**Exercise**
Write each line of the material exactly as given, from the top through the line that contains "Chart.register(...registerables);", and omit all pictures.

**Recorded information**

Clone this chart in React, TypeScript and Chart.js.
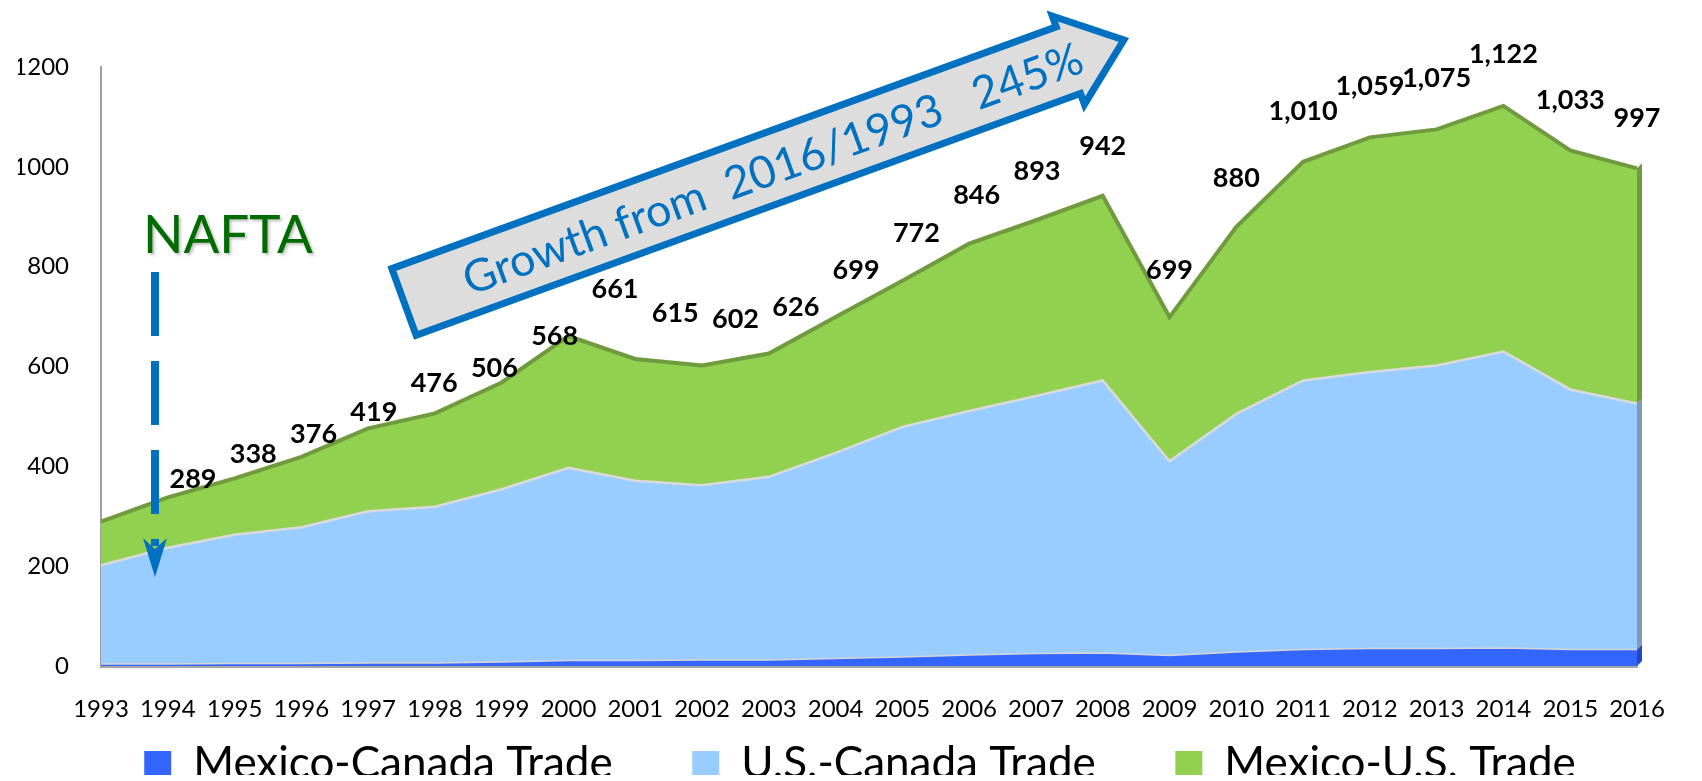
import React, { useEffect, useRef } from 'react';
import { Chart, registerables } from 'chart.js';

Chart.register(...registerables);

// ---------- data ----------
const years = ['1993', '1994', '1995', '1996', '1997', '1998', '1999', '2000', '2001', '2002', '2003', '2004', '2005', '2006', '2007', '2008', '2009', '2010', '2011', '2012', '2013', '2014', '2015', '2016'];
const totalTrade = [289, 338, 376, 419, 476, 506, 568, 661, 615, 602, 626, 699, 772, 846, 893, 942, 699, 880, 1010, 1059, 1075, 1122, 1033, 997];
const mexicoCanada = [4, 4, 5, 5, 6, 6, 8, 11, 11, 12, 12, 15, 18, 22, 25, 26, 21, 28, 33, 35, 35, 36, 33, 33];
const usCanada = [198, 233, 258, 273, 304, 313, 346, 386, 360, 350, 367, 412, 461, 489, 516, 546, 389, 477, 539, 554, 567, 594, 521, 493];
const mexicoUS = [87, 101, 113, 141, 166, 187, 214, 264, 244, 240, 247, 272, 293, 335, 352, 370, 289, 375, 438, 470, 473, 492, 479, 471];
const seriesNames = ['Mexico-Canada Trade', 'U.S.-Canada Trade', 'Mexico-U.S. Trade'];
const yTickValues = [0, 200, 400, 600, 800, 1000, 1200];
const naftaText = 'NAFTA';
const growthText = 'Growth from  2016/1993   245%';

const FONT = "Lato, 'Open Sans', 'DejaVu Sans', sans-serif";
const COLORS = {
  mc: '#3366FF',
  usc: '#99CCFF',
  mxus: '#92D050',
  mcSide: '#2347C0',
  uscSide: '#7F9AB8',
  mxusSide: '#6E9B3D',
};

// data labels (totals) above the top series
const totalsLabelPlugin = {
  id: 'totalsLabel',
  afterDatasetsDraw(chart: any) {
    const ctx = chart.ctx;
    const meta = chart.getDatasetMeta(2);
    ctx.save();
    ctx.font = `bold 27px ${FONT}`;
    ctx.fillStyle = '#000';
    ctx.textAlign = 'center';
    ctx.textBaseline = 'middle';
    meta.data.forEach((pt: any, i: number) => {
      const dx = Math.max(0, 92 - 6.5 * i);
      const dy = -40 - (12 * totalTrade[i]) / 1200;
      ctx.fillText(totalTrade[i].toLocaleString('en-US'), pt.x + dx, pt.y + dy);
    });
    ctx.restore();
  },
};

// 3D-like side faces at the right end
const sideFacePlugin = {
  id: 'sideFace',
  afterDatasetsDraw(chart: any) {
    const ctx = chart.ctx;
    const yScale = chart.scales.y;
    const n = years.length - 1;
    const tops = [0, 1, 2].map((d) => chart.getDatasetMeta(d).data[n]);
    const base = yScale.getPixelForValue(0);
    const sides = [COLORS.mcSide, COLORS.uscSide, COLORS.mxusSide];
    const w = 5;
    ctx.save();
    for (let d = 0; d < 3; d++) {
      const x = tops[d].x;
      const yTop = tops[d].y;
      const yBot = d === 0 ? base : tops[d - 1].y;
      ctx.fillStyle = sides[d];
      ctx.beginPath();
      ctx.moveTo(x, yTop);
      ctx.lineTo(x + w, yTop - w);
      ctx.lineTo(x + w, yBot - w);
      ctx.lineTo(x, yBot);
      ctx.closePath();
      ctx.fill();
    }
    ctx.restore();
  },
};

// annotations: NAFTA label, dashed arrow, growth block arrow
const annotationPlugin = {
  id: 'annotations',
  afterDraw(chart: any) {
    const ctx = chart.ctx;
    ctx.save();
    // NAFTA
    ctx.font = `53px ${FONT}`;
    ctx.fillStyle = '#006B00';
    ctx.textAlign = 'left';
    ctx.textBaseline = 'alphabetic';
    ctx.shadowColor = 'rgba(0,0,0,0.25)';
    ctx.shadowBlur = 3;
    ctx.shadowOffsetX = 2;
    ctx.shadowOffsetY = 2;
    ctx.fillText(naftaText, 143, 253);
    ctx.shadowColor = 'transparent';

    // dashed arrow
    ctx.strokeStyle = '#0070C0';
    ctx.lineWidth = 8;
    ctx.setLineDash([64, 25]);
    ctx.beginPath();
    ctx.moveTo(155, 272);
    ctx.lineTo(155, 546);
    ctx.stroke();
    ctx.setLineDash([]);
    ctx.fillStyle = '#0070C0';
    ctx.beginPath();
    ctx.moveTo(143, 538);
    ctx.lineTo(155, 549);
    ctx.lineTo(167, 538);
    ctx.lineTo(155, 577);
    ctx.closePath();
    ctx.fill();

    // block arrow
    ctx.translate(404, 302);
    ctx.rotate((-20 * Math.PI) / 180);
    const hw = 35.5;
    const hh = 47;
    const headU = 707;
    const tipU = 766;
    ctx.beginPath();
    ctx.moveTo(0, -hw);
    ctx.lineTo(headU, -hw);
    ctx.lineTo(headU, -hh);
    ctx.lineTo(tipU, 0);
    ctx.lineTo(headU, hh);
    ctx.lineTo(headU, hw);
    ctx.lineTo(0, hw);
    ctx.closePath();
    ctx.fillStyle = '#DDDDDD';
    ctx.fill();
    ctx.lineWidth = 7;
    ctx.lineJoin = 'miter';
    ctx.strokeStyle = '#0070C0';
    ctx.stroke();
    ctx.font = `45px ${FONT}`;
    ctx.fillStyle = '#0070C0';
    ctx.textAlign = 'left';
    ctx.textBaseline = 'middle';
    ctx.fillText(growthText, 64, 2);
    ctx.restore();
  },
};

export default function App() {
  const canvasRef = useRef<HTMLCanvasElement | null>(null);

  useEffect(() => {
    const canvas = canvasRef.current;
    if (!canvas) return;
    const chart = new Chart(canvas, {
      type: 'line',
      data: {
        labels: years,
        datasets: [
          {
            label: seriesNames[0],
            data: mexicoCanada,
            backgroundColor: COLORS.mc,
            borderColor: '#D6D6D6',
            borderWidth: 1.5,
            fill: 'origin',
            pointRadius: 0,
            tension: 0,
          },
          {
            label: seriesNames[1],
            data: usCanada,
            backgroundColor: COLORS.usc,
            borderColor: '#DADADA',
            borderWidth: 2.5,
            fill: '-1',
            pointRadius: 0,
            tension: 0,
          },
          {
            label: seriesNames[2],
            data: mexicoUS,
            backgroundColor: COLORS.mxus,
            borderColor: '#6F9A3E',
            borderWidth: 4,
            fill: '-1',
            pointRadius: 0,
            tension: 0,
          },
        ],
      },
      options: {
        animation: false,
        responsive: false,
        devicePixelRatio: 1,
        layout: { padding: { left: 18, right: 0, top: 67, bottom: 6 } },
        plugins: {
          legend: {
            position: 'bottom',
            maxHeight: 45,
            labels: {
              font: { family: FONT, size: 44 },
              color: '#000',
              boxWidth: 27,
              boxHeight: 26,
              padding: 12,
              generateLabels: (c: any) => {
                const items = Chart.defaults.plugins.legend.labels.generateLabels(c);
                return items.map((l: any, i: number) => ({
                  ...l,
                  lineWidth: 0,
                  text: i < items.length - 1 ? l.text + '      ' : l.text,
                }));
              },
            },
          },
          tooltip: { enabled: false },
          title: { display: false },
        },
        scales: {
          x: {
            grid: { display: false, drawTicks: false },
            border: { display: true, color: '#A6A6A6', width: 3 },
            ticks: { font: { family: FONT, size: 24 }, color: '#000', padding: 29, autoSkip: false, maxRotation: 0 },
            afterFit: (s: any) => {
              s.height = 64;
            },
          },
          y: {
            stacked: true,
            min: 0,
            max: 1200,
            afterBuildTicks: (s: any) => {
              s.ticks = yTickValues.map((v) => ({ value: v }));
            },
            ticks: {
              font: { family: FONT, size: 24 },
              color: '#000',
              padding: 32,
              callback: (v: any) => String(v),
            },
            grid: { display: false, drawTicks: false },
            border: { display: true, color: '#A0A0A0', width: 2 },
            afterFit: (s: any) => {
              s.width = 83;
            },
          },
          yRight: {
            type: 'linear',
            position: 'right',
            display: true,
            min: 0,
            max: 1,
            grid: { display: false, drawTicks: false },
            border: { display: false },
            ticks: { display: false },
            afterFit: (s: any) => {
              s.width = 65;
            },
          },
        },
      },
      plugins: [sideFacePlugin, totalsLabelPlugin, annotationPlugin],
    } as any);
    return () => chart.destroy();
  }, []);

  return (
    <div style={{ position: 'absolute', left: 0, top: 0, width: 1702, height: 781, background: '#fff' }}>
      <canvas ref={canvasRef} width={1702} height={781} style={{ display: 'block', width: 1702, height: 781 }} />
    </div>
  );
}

**Answer to this task**
Clone this chart in React, TypeScript and Chart.js.
import React, { useEffect, useRef } from 'react';
import { Chart, registerables } from 'chart.js';

Chart.register(...registerables);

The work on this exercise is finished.